Electronic Arts (NASDAQ:EA) is building momentum after delivering better-than-expected results in its fiscal second quarter. The game maker reported growth in all core franchises, including EA Sports titles and The Sims 4.
More specifically, these games are bringing in new players, which is driving up spending for in-game content, or live service offerings. Here's a review of key highlights from the quarter and what to expect heading into next year.
More players, more revenue
Electronic Arts reported net bookings (a non-GAAP measure of revenue) of $1.277 billion, which was $47 million above guidance. This performance was driven by impressive 50% growth in live services year over year.
Last year, growth expectations got ahead of reality, sending the stock price down after EA reported a deceleration in live services revenue in the year-ago quarter. Live services are an area where management has invested heavily over the past few years to drive long-term growth. The 50% growth in the most recent quarter is a major improvement over the year-ago quarter's 6% growth rate. Management credited player engagement in the Ultimate Team game mode, The Sims 4, Apex Legends, and FIFA Online for the strong performance.
It's encouraging that growth in live services was driven by both sports and non-sports titles. The number of players participating in FIFA Ultimate Team increased 22% year over year. For Madden Ultimate Team, unique players were up 19%. In addition, monthly average players in The Sims 4 jumped 40% year over year.
Meanwhile, Apex Legends, a free-to-play battle royale shooter that launched in February, continues to grow in popularity. The game has reached 70 million players. The third competitive season of Apex just kicked off this month, and player activity is "significantly above" that in season two, as CEO Andrew Wilson explained, "We're continuing to bring new players into the game. Apex Legends is a major long-term franchise for us."
EA continues to expect that the combined net bookings for The Sims and Apex Legends will be between $300 million and $400 million for fiscal 2020.
Building on success
Based on the strong performance to date, management raised its outlook for the full year, which is a marked contrast from the year-ago period, when management was dialing back expectations. For fiscal 2020, guidance calls for $5.41 billion in revenue, a 9.3% year-over-year increase. Operating cash flow is expected to be $1.625 billion, an improvement over $1.547 billion in fiscal 2019.

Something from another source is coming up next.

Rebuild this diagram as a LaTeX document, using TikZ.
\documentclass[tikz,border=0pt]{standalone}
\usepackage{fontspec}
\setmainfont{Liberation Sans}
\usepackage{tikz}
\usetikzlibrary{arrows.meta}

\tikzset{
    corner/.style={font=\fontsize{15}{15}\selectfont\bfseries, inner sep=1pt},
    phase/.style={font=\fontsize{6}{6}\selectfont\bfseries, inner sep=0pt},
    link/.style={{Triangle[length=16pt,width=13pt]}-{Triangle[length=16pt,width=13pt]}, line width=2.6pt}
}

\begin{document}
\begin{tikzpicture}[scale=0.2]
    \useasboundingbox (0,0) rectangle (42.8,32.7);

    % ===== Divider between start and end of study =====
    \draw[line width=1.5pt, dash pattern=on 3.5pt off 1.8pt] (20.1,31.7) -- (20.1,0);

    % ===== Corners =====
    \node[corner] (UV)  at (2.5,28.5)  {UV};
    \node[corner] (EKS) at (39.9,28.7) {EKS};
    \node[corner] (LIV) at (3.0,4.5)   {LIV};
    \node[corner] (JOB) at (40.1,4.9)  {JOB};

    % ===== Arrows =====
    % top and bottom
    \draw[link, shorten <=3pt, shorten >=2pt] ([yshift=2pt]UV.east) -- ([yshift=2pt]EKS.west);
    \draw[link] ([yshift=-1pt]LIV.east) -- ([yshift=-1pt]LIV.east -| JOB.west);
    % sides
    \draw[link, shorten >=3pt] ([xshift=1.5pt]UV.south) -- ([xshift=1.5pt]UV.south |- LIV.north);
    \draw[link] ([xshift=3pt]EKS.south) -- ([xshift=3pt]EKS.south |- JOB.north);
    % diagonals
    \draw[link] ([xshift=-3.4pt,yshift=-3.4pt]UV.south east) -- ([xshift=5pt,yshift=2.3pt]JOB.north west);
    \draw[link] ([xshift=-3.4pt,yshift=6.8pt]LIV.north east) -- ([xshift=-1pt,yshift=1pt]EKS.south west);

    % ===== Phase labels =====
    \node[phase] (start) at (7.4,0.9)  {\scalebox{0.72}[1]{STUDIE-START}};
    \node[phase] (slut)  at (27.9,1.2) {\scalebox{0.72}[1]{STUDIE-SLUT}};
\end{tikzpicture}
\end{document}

The outlook includes the assumption that the Nov. 15 release of Star Wars Jedi: Fallen Order will sell between six million and eight million copies, but that could prove conservative. This is a huge quarter for Star Wars content, with The Mandalorian launching on Disney+ in a few weeks, and then Star Wars: The Rise of Skywalker hitting theaters in December. Those releases should drive extra interest in the Star Wars-licensed video game.
Looking further ahead, management is very optimistic as it plans the company's game release schedule for the next few years. For starters, management sees the installed base of players growing in the next console generation, which will begin next year when new game systems launch from Sony and Microsoft.
Next year, EA is looking forward to doing some innovative things with its sports titles with the new technology that the consoles will provide. It's also delaying the release of the next Battlefield game by a year to give developers time to do some new things with that franchise, which is now scheduled for release in fiscal 2022.
All told, CFO Blake Jorgensen sees another year of growth in fiscal 2021:
We're doubling down on live services combined with our core franchises. We're investing in Apex Legends as our shooter in fiscal 2021. We expect to drive growth in all of our major live services next year, including Ultimate Team, Apex Legends, FIFA Online, and The Sims. And we continue to grow our subscription business.
No doubt, the success of Apex Legends is allowing EA extra time to work on the next Battlefield game, which could make it the best version of the series yet and drive higher sales when it releases.
The stock is well off its 2018 highs, but if the company strings together more quarters like this one, this could prove a timely opportunity to buy shares.